Nel frattempo, il lavoro di compromesso tra le due relatrici al Senato, la dem Tammy Baldwin e la repubblicana Susan Collins, ha portato all’inserimento di una clausola sulla libertà religiosa per convincere eventuali senatori indecisi.

L’emendamento prevede che le congregazioni che vorranno continuare a rifiutare di celebrare il matrimonio omosessuale saranno libere di farlo, senza timore di contestazioni legali da parte delle agenzie federali. Insomma, non sarebbe cambiato nulla per quelle congregazioni conservatrici.

Una scelta particolarmente apprezzata dalla chiesa episcopale, già molto aperta in tema di diritti Lgbt, ma anche da parte della Chiesa di Gesù Cristo e dei Santi degli Ultimi Giorni, meglio nota come chiesa mormona, fino a qualche anno fa totalmente chiusa sull’argomento.

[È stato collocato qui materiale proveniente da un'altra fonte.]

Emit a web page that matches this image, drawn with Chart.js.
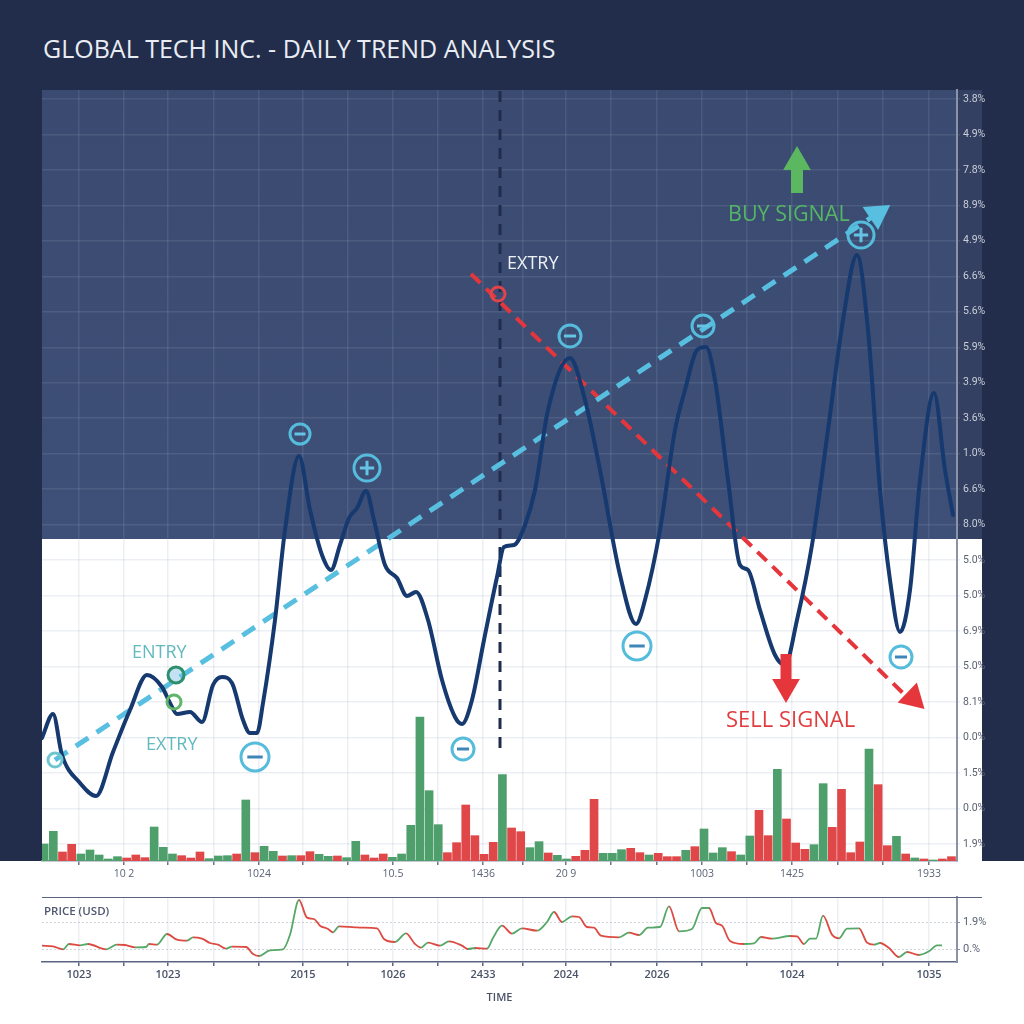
<!DOCTYPE html>
<html>
<head>
<meta charset="utf-8">
<title>Global Tech Inc. - Daily Trend Analysis</title>
<script src="https://cdn.jsdelivr.net/npm/chart.js@4"></script>
<style>
  html, body { margin: 0; padding: 0; background: #fff; }
  body { width: 1024px; height: 1024px; position: relative; overflow: hidden; font-family: "Open Sans", sans-serif; }
  #band { position: absolute; left: 0; top: 0; width: 1024px; height: 861px; background: #222d4c; }
  h1 { position: absolute; left: 43px; top: 30px; margin: 0; font-size: 25px; line-height: 36px; font-weight: 400; color: #e9edf3; white-space: nowrap; }
  #mainChart { position: absolute; left: 0; top: 0; }
  #priceChart { position: absolute; left: 0; top: 880px; }
  #priceTop { position: absolute; left: 42px; top: 897px; width: 940px; height: 1px; background: #5a6480; }
  #priceLabel { position: absolute; left: 44px; top: 903px; font-size: 11.5px; line-height: 16px; font-weight: 600; color: #4f5670; }
</style>
</head>
<body>
<div id="band"><h1>GLOBAL TECH INC. - DAILY TREND ANALYSIS</h1></div>
<canvas id="mainChart" width="1024" height="905"></canvas>
<canvas id="priceChart" width="1024" height="144"></canvas>
<div id="priceTop"></div>
<div id="priceLabel">PRICE (USD)</div>
<script>
// values
const trendX = [0,11,20,38,54,71,88,105,120,128,135,148,160,171,180,190,201,208,215,221,233,243,257,268,280,289,298,307,315,324,332,343,355,365,374,386,400,413,420,430,442,455,462,472,483,493,506,528,543,558,578,594,603,618,633,643,655,664,673,686,698,706,718,733,743,755,770,786,801,815,826,838,848,858,868,878,892,903,911];
const trendY = [123,147,106,78,65,109,151,186,174,158,147,149,139,176,184,178,141,128,128,158,241,331,405,351,306,291,316,343,353,370,341,296,283,265,269,241,181,144,137,161,221,284,314,316,336,371,451,503,461,391,286,237,261,331,431,471,511,514,481,381,296,291,251,206,196,241,316,431,541,606,531,371,281,229,271,381,468,391,346];

const volumes = [51,89,27,50,21,33,18,6,13,9,18,10,102,41,21,16,9,27,7,15,16,21,183,25,44,29,15,16,16,28,20,14,15,10,59,18,9,21,11,21,107,432,211,109,25,55,168,76,20,56,259,99,88,40,58,24,17,6,14,32,185,23,23,34,38,25,18,23,13,13,32,43,96,24,40,28,18,75,152,76,275,126,54,35,49,232,101,215,25,57,336,229,46,74,21,9,6,3,6,13];
const volumeSides = 'GGRRGGGGGR' + 'RRGGGRRRGG' + 'GRGRGGRGRR' + 'GGRGGRRRGG' + 'GGGGRRRRRR' + 'GRRGGRGGRR' + 'RGGGRRGRRR' + 'GRGGGRGGRR' + 'GRRRGGRRRR' + 'GRRGRGRGRR';

const priceX = [0,11,21,27,38,46,64,75,83,93,104,107,115,125,135,145,151,160,168,176,184,190,204,211,217,228,241,248,257,265,272,278,286,291,297,313,321,335,342,353,364,373,379,386,398,407,420,426,433,445,451,460,470,480,495,505,512,520,530,537,545,552,559,577,587,597,606,618,627,637,650,660,667,674,680,688,702,712,719,730,748,755,762,768,774,781,790,797,805,817,825,832,838,847,857,865,877,887,895,900];
const priceY = [49,47,38,54,50,54,38,52,51,44,45,54,52,84,67,64,74,70,57,52,40,46,45,24,18,35,38,82,186,133,129,109,99,89,107,104,103,101,69,60,86,54,43,58,49,62,49,39,42,40,72,109,85,101,94,120,150,120,137,135,105,103,79,74,88,81,103,105,167,92,99,162,162,117,109,63,54,56,75,70,78,77,54,70,70,139,82,71,100,101,58,52,57,42,15,30,21,32,50,50];

const gridStops = [37,82,126,172,217,261,306,351,396,441,481,524,569,615,660,705,750,796,841,887];
const mainTickLabels = ['','10 2','','','1024','','','10.5','','1436','','20 9','','','1003','','1425','','','1933'];
const priceTickLabels = ['1023','','1023','','','2015','','1026','','2433','','2024','','2026','','','1024','','','1035'];
const yTickLabels = ['3.8%','4.9%','7.8%','8.9%','4.9%','6.6%','5.6%','5.9%','3.9%','3.6%','1.0%','6.6%','8.0%','5.0%','5.0%','6.9%','5.0%','8.1%','0.0%','1.5%','0.0%','1.9%'];
const priceYStops = [37, 119];
const priceYLabels = ['0.%', '1.9%'];

// trend lines and signal arrows
const buyTrendX = [13, 830], buyTrendY = [101, 644];
const sellTrendX = [429, 863], sellTrendY = [587, 166];
const markerLineX = [458, 458], markerLineY = [113, 771];
const buyShaftX = [755, 755], buyShaftY = [668, 698];
const sellShaftX = [744, 744], sellShaftY = [207, 181];
const headX = [835, 871, 755, 744], headY = [647, 163, 699, 174];
const headAngle = [56, 134, 0, 180];
const headSize = [16, 16, 16, 16];
const headColor = ['#58bfe0', '#e5363c', '#5cb860', '#e5363c'];

// ringed signals
const ringX = [13,134,132,213,421,258,325,528,661,819,595,859,456];
const ringY = [101,186,159,104,112,427,393,525,535,626,215,204,567];
const ringSize = [7,8,7,14,11,10,13,11,11,13,14,11,7];
const ringSign = ['','','','-','-','-','+','-','-','+','-','-',''];
const ringColor = ['#6fc6cf','#2e8f6c','#5fb56a','#55bcdc','#55bcdc','#55bcdc','#55bcdc','#55bcdc','#55bcdc','#55bcdc','#55bcdc','#55bcdc','#e0454b'];
const ringFill = ['transparent','rgba(120,190,230,0.45)','transparent','transparent','transparent','transparent','transparent','transparent','transparent','transparent','transparent','transparent','transparent'];

const noteText = ['EXTRY','BUY SIGNAL','SELL SIGNAL','ENTRY','EXTRY'];
const noteX = [465,686,684,90,104];
const noteY = [597,646,140,208,116];
const noteSize = [18,21.5,22,18,18];
const noteColor = ['#eef1f6','#55b565','#e23c3f','#62b9c0','#62b9c0'];

const panelFloor = 322;   // value where the dark upper panel stops
const gridColor = 'rgba(150,165,190,0.18)';
const axisFont = '"Liberation Sans Narrow", Roboto, sans-serif';

function pairs(xs, ys) {
  return xs.map((x, i) => ({ x: x, y: ys[i] }));
}

const signed = ringX.map((x, i) => i).filter(i => ringSign[i] !== '');

// dark panel behind the grid, plus strip under the right hand labels
const panelPlugin = {
  id: 'panel',
  beforeDraw(chart) {
    const ctx = chart.ctx, area = chart.chartArea;
    const floor = chart.scales.y.getPixelForValue(panelFloor);
    ctx.save();
    ctx.fillStyle = '#334061';
    ctx.fillRect(area.right, area.top, 25, floor - area.top);
    ctx.fillStyle = '#fff';
    ctx.fillRect(area.right, floor, 25, area.bottom - floor);
    ctx.fillRect(area.left, floor, area.right - area.left, area.bottom - floor);
    const g = ctx.createLinearGradient(0, area.top, 0, floor);
    g.addColorStop(0, '#3a4a70');
    g.addColorStop(1, '#3f5078');
    ctx.fillStyle = g;
    ctx.fillRect(area.left, area.top, area.right - area.left, floor - area.top);
    ctx.restore();
  }
};

const notesPlugin = {
  id: 'notes',
  afterDatasetsDraw(chart) {
    const ctx = chart.ctx, xs = chart.scales.x, ys = chart.scales.y;
    ctx.save();
    ctx.textBaseline = 'middle';
    noteText.forEach((t, i) => {
      ctx.font = noteSize[i] + 'px "Open Sans", sans-serif';
      ctx.fillStyle = noteColor[i];
      ctx.fillText(t, xs.getPixelForValue(noteX[i]), ys.getPixelForValue(noteY[i]));
    });
    ctx.restore();
  }
};

Chart.defaults.font.family = '"Open Sans", sans-serif';
Chart.defaults.animation = false;

new Chart(document.getElementById('mainChart'), {
  type: 'bar',
  plugins: [panelPlugin, notesPlugin],
  data: {
    datasets: [
      { type: 'scatter', label: 'signs', xAxisID: 'x', yAxisID: 'y',
        data: pairs(signed.map(i => ringX[i]), signed.map(i => ringY[i])),
        pointStyle: signed.map(i => ringSign[i] === '+' ? 'cross' : 'line'),
        pointRadius: signed.map(i => ringSize[i] * 0.55),
        pointBorderWidth: 3,
        pointBorderColor: signed.map(i => ringY[i] > panelFloor ? '#63c4e4' : '#3f86b8') },
      { type: 'scatter', label: 'rings', xAxisID: 'x', yAxisID: 'y',
        data: pairs(ringX, ringY),
        pointStyle: 'circle',
        pointRadius: ringSize,
        pointBorderWidth: 3,
        pointBorderColor: ringColor,
        pointBackgroundColor: ringFill },
      { type: 'scatter', label: 'arrow heads', xAxisID: 'x', yAxisID: 'y',
        data: pairs(headX, headY),
        pointStyle: 'triangle',
        pointRadius: headSize,
        pointRotation: headAngle,
        pointBorderWidth: 0,
        pointBackgroundColor: headColor },
      { type: 'line', label: 'buy shaft', xAxisID: 'x', yAxisID: 'y', data: pairs(buyShaftX, buyShaftY),
        borderColor: '#5cb860', borderWidth: 12, pointRadius: 0 },
      { type: 'line', label: 'sell shaft', xAxisID: 'x', yAxisID: 'y', data: pairs(sellShaftX, sellShaftY),
        borderColor: '#e5363c', borderWidth: 11, pointRadius: 0 },
      { type: 'line', label: 'price', xAxisID: 'x', yAxisID: 'y', data: pairs(trendX, trendY),
        borderColor: '#16396f', borderWidth: 4, pointRadius: 0, cubicInterpolationMode: 'monotone', borderJoinStyle: 'round', borderCapStyle: 'round' },
      { type: 'line', label: 'buy trend', xAxisID: 'x', yAxisID: 'y', data: pairs(buyTrendX, buyTrendY),
        borderColor: '#58bfe0', borderWidth: 5, borderDash: [15, 10], pointRadius: 0 },
      { type: 'line', label: 'sell trend', xAxisID: 'x', yAxisID: 'y', data: pairs(sellTrendX, sellTrendY),
        borderColor: '#e5363c', borderWidth: 4, borderDash: [13, 8], pointRadius: 0 },
      { type: 'line', label: 'marker', xAxisID: 'x', yAxisID: 'y', data: pairs(markerLineX, markerLineY),
        borderColor: '#1f2c4d', borderWidth: 3, borderDash: [11, 8], pointRadius: 0 },
      { type: 'bar', label: 'volume', xAxisID: 'xBar', yAxisID: 'yVol',
        data: volumes.map((v, i) => ({ x: i, y: v })),
        barThickness: 8,
        backgroundColor: volumes.map((v, i) => volumeSides[i] === 'G' ? '#4f9f6c' : '#e04749') }
    ]
  },
  options: {
    responsive: false,
    layout: { padding: { left: 42, right: 27, top: 90, bottom: 0 } },
    plugins: { legend: { display: false }, tooltip: { enabled: false } },
    scales: {
      x: {
        type: 'linear', min: 0, max: 915, offset: false,
        afterBuildTicks: s => { s.ticks = gridStops.map(v => ({ value: v })); },
        afterFit: s => { s.height = 44; },
        grid: { offset: false, color: gridColor, tickColor: '#6d7589', tickLength: 4, lineWidth: 1.5 },
        border: { color: '#8a93a8', width: 1.5 },
        ticks: { autoSkip: false, maxRotation: 0, padding: 3, color: '#5b6375', font: { size: 10.5 },
          callback: (v, i) => mainTickLabels[i] }
      },
      y: {
        type: 'linear', position: 'right', min: 0, max: 771,
        afterBuildTicks: s => { s.ticks = yTickLabels.map((l, k) => ({ value: 17 + 35.48 * k })); },
        afterFit: s => { s.width = 40; },
        grid: { color: gridColor, tickLength: 3, lineWidth: 1.5 },
        border: { color: '#8a93a8', width: 2 },
        ticks: { autoSkip: false, padding: 3, font: { size: 10.5, family: axisFont },
          color: c => c.tick.value > panelFloor ? '#c9ced9' : '#5a6272',
          callback: (v, i) => yTickLabels[yTickLabels.length - 1 - i] }
      },
      xBar: { type: 'linear', display: false, min: 0.2, max: 100.04, offset: false },
      yVol: { type: 'linear', display: false, min: 0, max: 2313 }
    }
  }
});

new Chart(document.getElementById('priceChart'), {
  type: 'line',
  data: {
    datasets: [{
      label: 'price', data: pairs(priceX, priceY),
      borderWidth: 1.8, pointRadius: 0, cubicInterpolationMode: 'monotone',
      borderColor: '#55a868',
      segment: { borderColor: c => c.p1.parsed.y >= c.p0.parsed.y ? '#55a868' : '#dc4a42' }
    }]
  },
  options: {
    responsive: false,
    layout: { padding: { left: 42, right: 27, top: 17, bottom: 20 } },
    plugins: { legend: { display: false }, tooltip: { enabled: false } },
    scales: {
      x: {
        type: 'linear', min: 0, max: 915,
        afterBuildTicks: s => { s.ticks = gridStops.map(v => ({ value: v })); },
        afterFit: s => { s.height = 42; },
        grid: { color: gridColor, tickColor: '#5a6480', tickLength: 4, lineWidth: 1.5 },
        border: { color: '#5a6480', width: 1.5 },
        ticks: { autoSkip: false, maxRotation: 0, padding: 2, color: '#4a5268', font: { size: 11, weight: '600' },
          callback: (v, i) => priceTickLabels[i] },
        title: { display: true, text: 'TIME', color: '#4a5268', font: { size: 11, weight: '600' }, padding: 0 }
      },
      y: {
        type: 'linear', position: 'right', min: 0, max: 195,
        afterBuildTicks: s => { s.ticks = priceYStops.map(v => ({ value: v })); },
        afterFit: s => { s.width = 40; },
        grid: { color: 'rgba(120,130,150,0.35)', tickColor: '#8a93a8', tickLength: 3 },
        border: { color: '#8a93a8', width: 2, dash: [2, 2] },
        ticks: { autoSkip: false, padding: 3, color: '#5a6272', font: { size: 11, family: axisFont },
          callback: (v, i) => priceYLabels[i] }
      }
    }
  }
});
</script>
</body>
</html>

Baldwin e Collins hanno ricevuto anche una lettera di apprezzamento scritta da parte di Walter Kim, presidente della National Association of Evangelicals, in cui si evidenzia la parte sulla libertà religiosa, che ci consente di vivere «pur non essendo d’accordo». Diverso l’atteggiamento della Chiesa Cattolica e della Southern Baptist Convention, che hanno mantenuto la loro posizione contraria al provvedimento anche dopo l’inserimento della postilla.

I dem hanno quindi chiuso una questione che per la presidenza Obama sembrava insormontabile ed eccessivamente divisiva anche tra le loro stesse fila. In meno di vent’anni è cambiato il pensiero dello stesso presidente Biden.

Nell’ottobre 2008, durante il dibattito tra i candidati vicepresidente Joe Biden concordava con la sfidante Sarah Palin proprio sull’opposizione al matrimonio omosessuale, che all’epoca non viene ancora definito egualitario.

Quattro anni più tardi, il 6 maggio 2012, durante un’intervista a Meet The Press sulla rete televisiva Nbc News, Biden cambiò punto di vista, sostenendo che non c’era alcuna differenza tra un matrimonio tra uomo e donna e quello tra due persone dello stesso sesso. Una posizione che venne ribadita, quello stesso anno, nella piattaforma programmatica dei democratici, ma senza comportare avanzamenti al Congresso. Fino all’approvazione finale del Senato di martedì.